I bought a leopard gecko last week, i was told he's 8 weeks old but he's 6 inches! I've read they dont get much bigger than that. How can i tell if he is really 8 weeks?? :grin1:


----------



## freekygeeky (May 25, 2007)

you can sometimes tell by their pattening and colouring, but its only a guess
any pics


----------



## jools (Apr 4, 2009)

I have an eight week old that is nearly that size so it could be. As freeky says the patterning can help. The more "banded" they are the younger usually. Pics might help.


----------



## ricco.macgricco:) (Sep 27, 2009)

Hi, here are a few photos of Ricco, not very clear though


----------



## funky1 (Jun 18, 2008)

Can`t see the pics pal. 
An average (if there is such a thing) adult female will range around the 8 - 9 inches mark, and males can hit 11 inches and beyond. Yup, 6 inches is big (very big!) for an 8 week old leo, but it`s not unheard of.
At 8 week old - unless he`s a patternless, blizzard, raptor, aptor, db.. etc... morph (that aren`t banded as hatchlings or juvenilles) - then he should still be either banded or heavily patterned (aberrant banding) at that age. A good sign would also the the white band that he `should` have around the back of his neck area - most morphs have it, and it should still be prominent at 8 week old.


----------



## haunted-havoc (Aug 6, 2009)

mine are around this size maybe a little smaller, but are still heavily banded so dont worry to much, they are just greddy buggers


----------



## SleepyD (Feb 13, 2008)

funky1 said:


> Yup, 6 inches is big (very big!) for an 8 week old leo, but it`s not unheard of.

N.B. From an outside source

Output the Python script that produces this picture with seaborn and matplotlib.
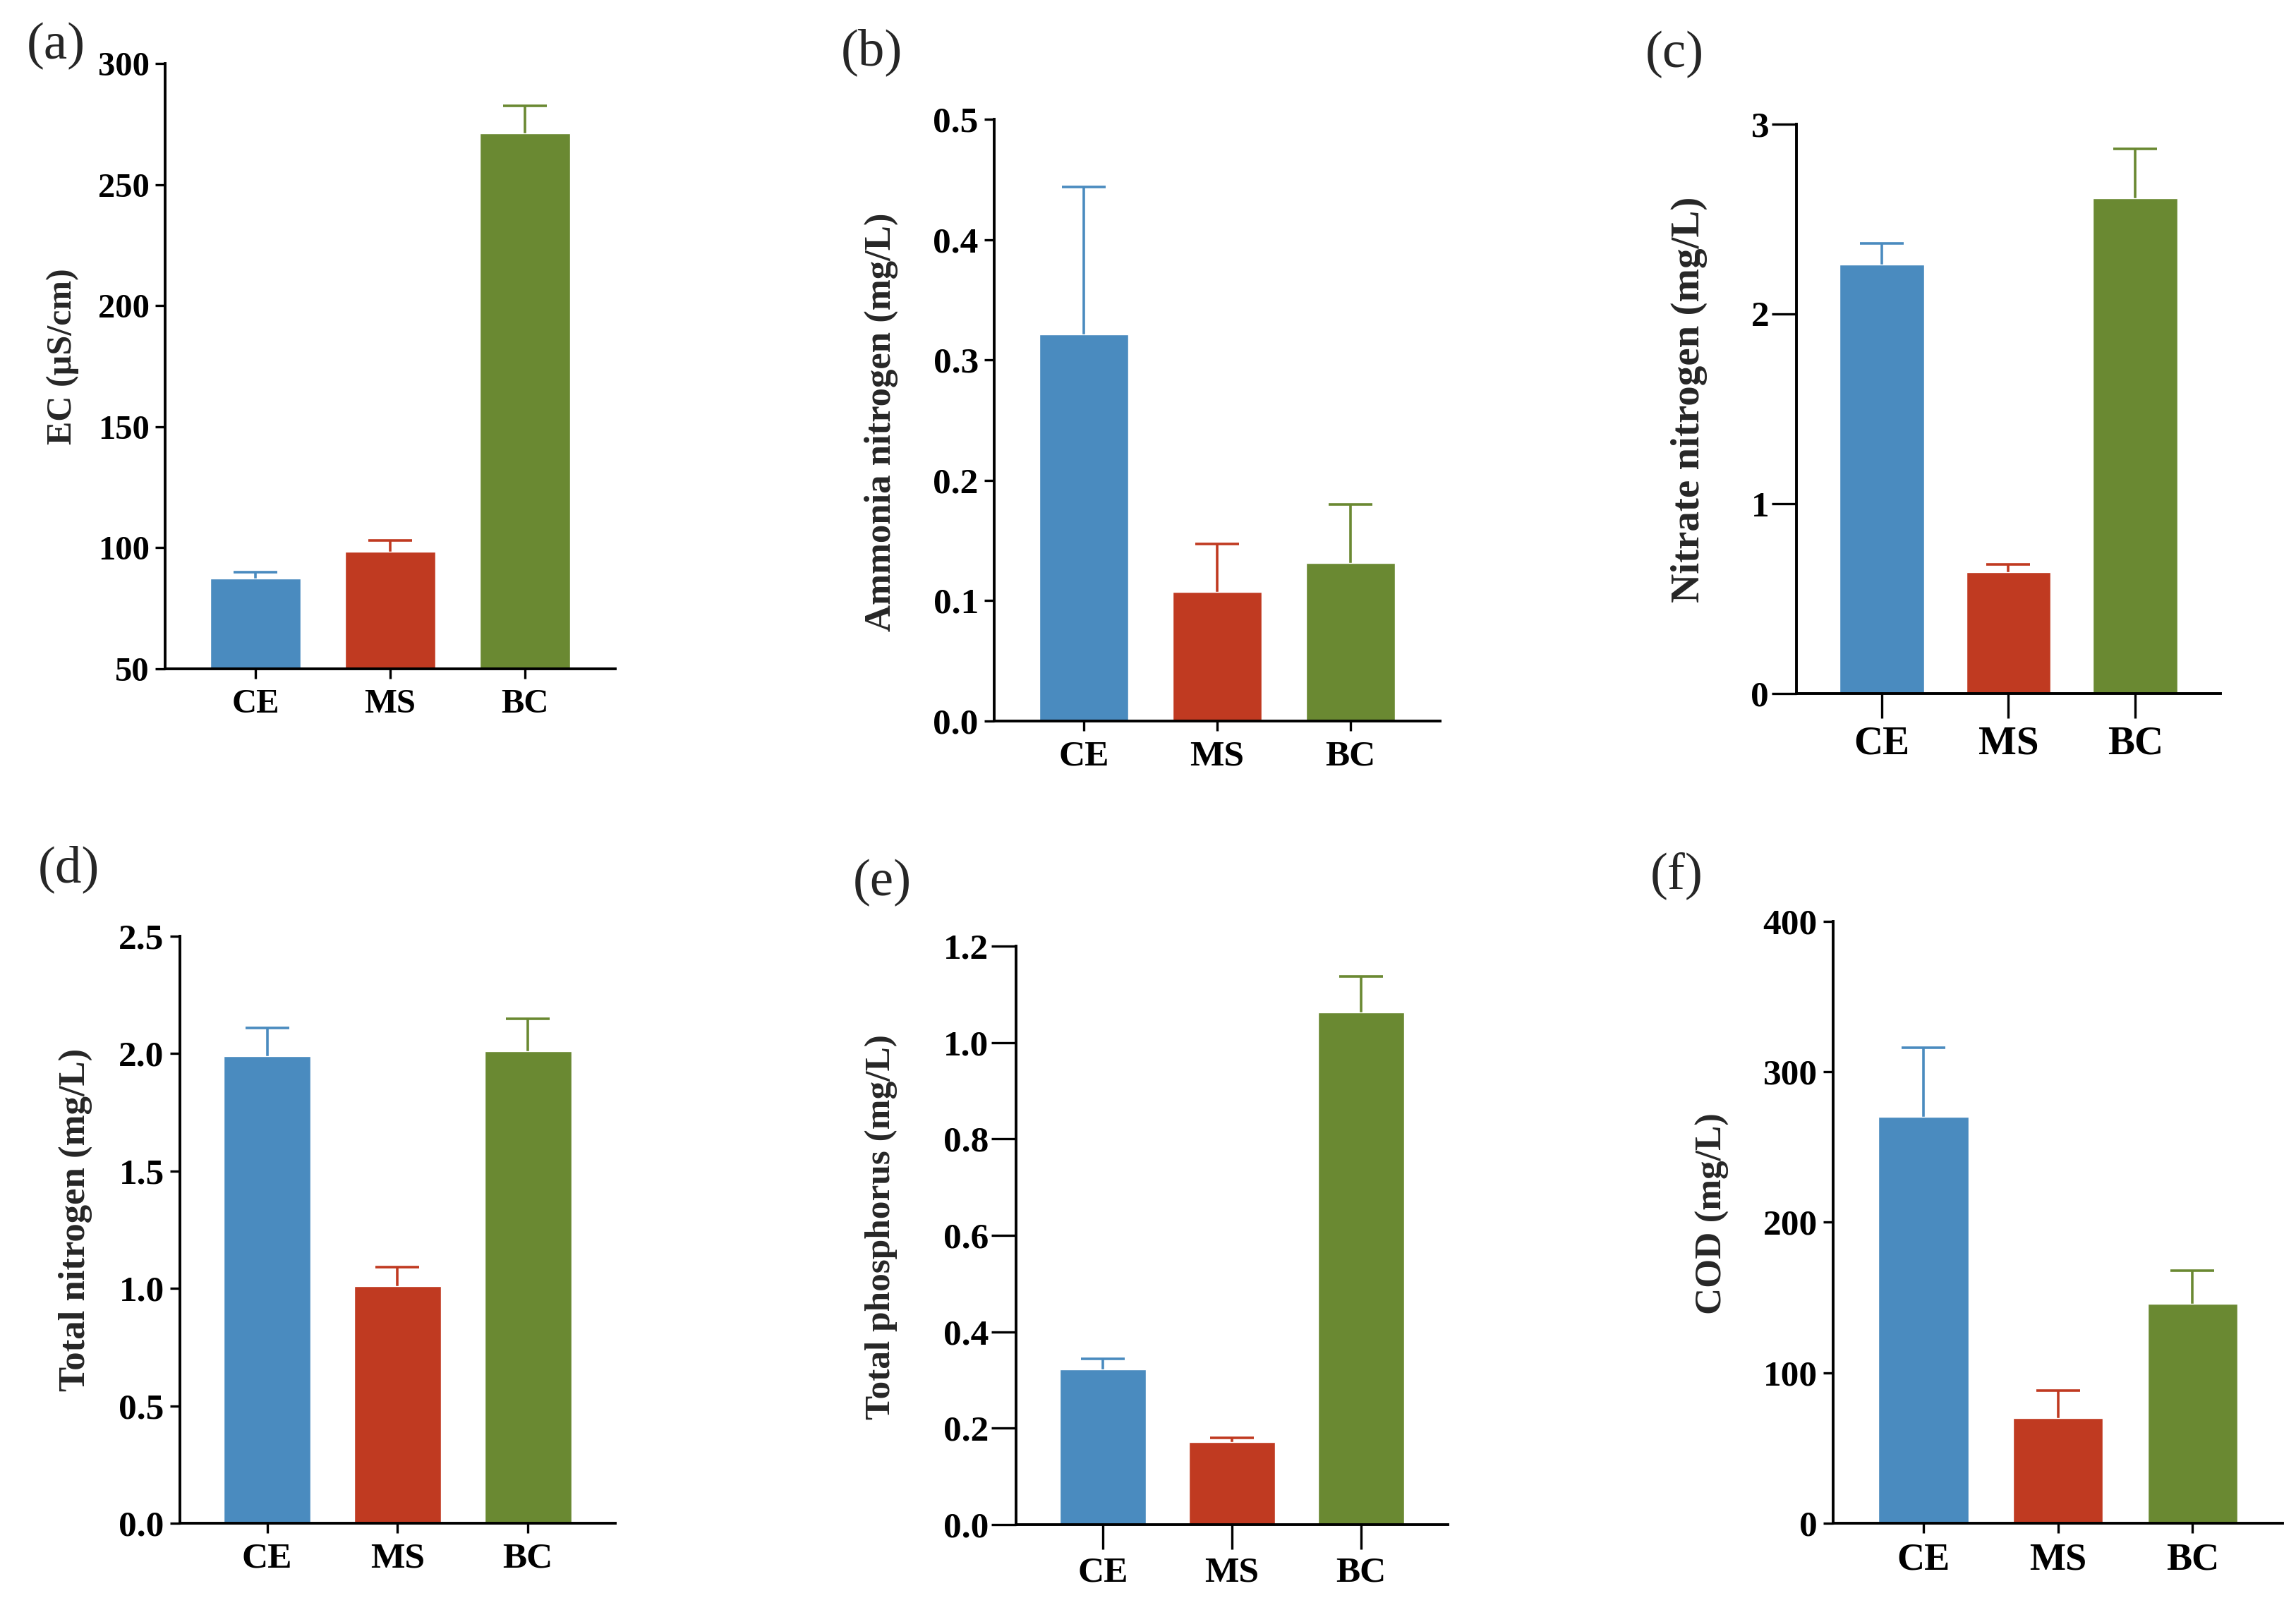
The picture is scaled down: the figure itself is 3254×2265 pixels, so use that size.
import matplotlib
matplotlib.use("Agg")
import matplotlib.pyplot as plt
import seaborn as sns
import pandas as pd

# groups and bar colours
categories = ["CE", "MS", "BC"]
colors = ["#4A8BBF", "#C03A21", "#6A8932"]

# mean values and upper error
ec_mean = [87.2, 98.2, 271.0]
ec_err = [2.8, 4.9, 11.4]

nh4_mean = [0.321, 0.107, 0.131]
nh4_err = [0.123, 0.040, 0.049]

no3_mean = [2.26, 0.64, 2.61]
no3_err = [0.11, 0.04, 0.26]

tn_mean = [1.99, 1.01, 2.01]
tn_err = [0.12, 0.08, 0.14]

tp_mean = [0.322, 0.172, 1.062]
tp_err = [0.022, 0.008, 0.075]

cod_mean = [270, 70, 146]
cod_err = [46, 18, 22]

sns.set_style("ticks")
plt.rcParams["font.family"] = ["Liberation Serif", "DejaVu Serif"]
plt.rcParams["font.weight"] = "bold"

fig = plt.figure(figsize=(32.55, 22.65), dpi=100)

# one entry per panel: letter, y label, data, y range, ticks, tick format, axes rect, long ticks,
# panel letter position, y label position, font sizes (ytick, xtick, ylabel)
panels = [
    ("(a)", "EC (µS/cm)", ec_mean, ec_err, (50, 300), [50, 100, 150, 200, 250, 300], "%d",
     [0.0719, 0.5815, 0.196, 0.3788], False, (0.0243, 0.971), (0.0345, 0.777), (35, 35, 36)),
    ("(b)", "Ammonia nitrogen (mg/L)", nh4_mean, nh4_err, (0, 0.5), [0, 0.1, 0.2, 0.3, 0.4, 0.5], "%.1f",
     [0.4329, 0.5488, 0.1941, 0.3766], False, (0.3797, 0.967), (0.391, 0.736), (37, 37, 38)),
    ("(c)", "Nitrate nitrogen (mg/L)", no3_mean, no3_err, (0, 3), [0, 1, 2, 3], "%d",
     [0.7822, 0.566, 0.1846, 0.3563], True, (0.729, 0.966), (0.7434, 0.750), (37, 41, 41)),
    ("(d)", "Total nitrogen (mg/L)", tn_mean, tn_err, (0, 2.5), [0, 0.5, 1.0, 1.5, 2.0, 2.5], "%.1f",
     [0.0783, 0.0468, 0.1896, 0.3673], False, (0.0298, 0.456), (0.0402, 0.2366), (37, 37, 38)),
    ("(e)", "Total phosphorus (mg/L)", tp_mean, tp_err, (0, 1.2), [0, 0.2, 0.4, 0.6, 0.8, 1.0, 1.2], "%.1f",
     [0.4424, 0.0459, 0.188, 0.362], True, (0.384, 0.4477), (0.3907, 0.232), (37, 37, 37)),
    ("(f)", "COD (mg/L)", cod_mean, cod_err, (0, 400), [0, 100, 200, 300, 400], "%d",
     [0.7982, 0.0468, 0.1957, 0.3766], False, (0.730, 0.452), (0.7531, 0.2406), (37, 39, 38)),
]

for letter, ylabel, mean, err, ylim, yticks, fmt, rect, long_ticks, lpos, ypos, fs in panels:
    ax = fig.add_axes(rect)
    df = pd.DataFrame({"group": categories, "value": mean})
    sns.barplot(data=df, x="group", y="value", hue="group", palette=colors,
                width=0.667, legend=False, ax=ax, saturation=1)

    # upper error bars only, same colour as the bar
    for i in range(len(categories)):
        eb = ax.errorbar(i, mean[i], yerr=[[0], [err[i]]], fmt="none", ecolor=colors[i],
                         elinewidth=2.6, capsize=22, capthick=2.6, zorder=0.5)
        eb[1][0].set_visible(False)  # no cap at the bar top

    ax.set_xlim(-0.67, 2.67)
    ax.set_ylim(*ylim)
    ax.set_yticks(yticks)
    ax.set_yticklabels([fmt % t for t in yticks])
    ax.set_xlabel("")
    ax.set_ylabel(ylabel, fontsize=fs[2], fontweight="bold")
    ax.yaxis.set_label_coords(ypos[0], ypos[1], transform=fig.transFigure)

    sns.despine(ax=ax)
    for s in ["left", "bottom"]:
        ax.spines[s].set_linewidth(2.8)
        ax.spines[s].set_color("black")

    tl = 25 if long_ticks else 10
    ax.tick_params(axis="y", length=tl, width=2.4, pad=3 if long_ticks else 6, labelsize=fs[0], colors="black")
    ax.tick_params(axis="x", length=tl, width=2.4, pad=8 if long_ticks else 10, labelsize=fs[1], colors="black")
    for lab in ax.get_xticklabels() + ax.get_yticklabels():
        lab.set_fontweight("bold")

    fig.text(lpos[0], lpos[1], letter, fontsize=54, fontweight="normal", ha="center", va="center")

fig.savefig("out.png", dpi=100, facecolor="white")
plt.close("all")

:blush: quite a few of mine are that size at that age


----------



## leebrett69 (Nov 3, 2008)

mine was also about 6inches when we got her at 8 weeks 
heres a pic 2 shoe difference this was first day we got her:









now roughly a year old!


----------



## ricco.macgricco:) (Sep 27, 2009)

Well Cute Indeed .


----------



## Sambee (Jul 4, 2008)

Nearly all our hatchlings are 6 inches at 8 weeks


----------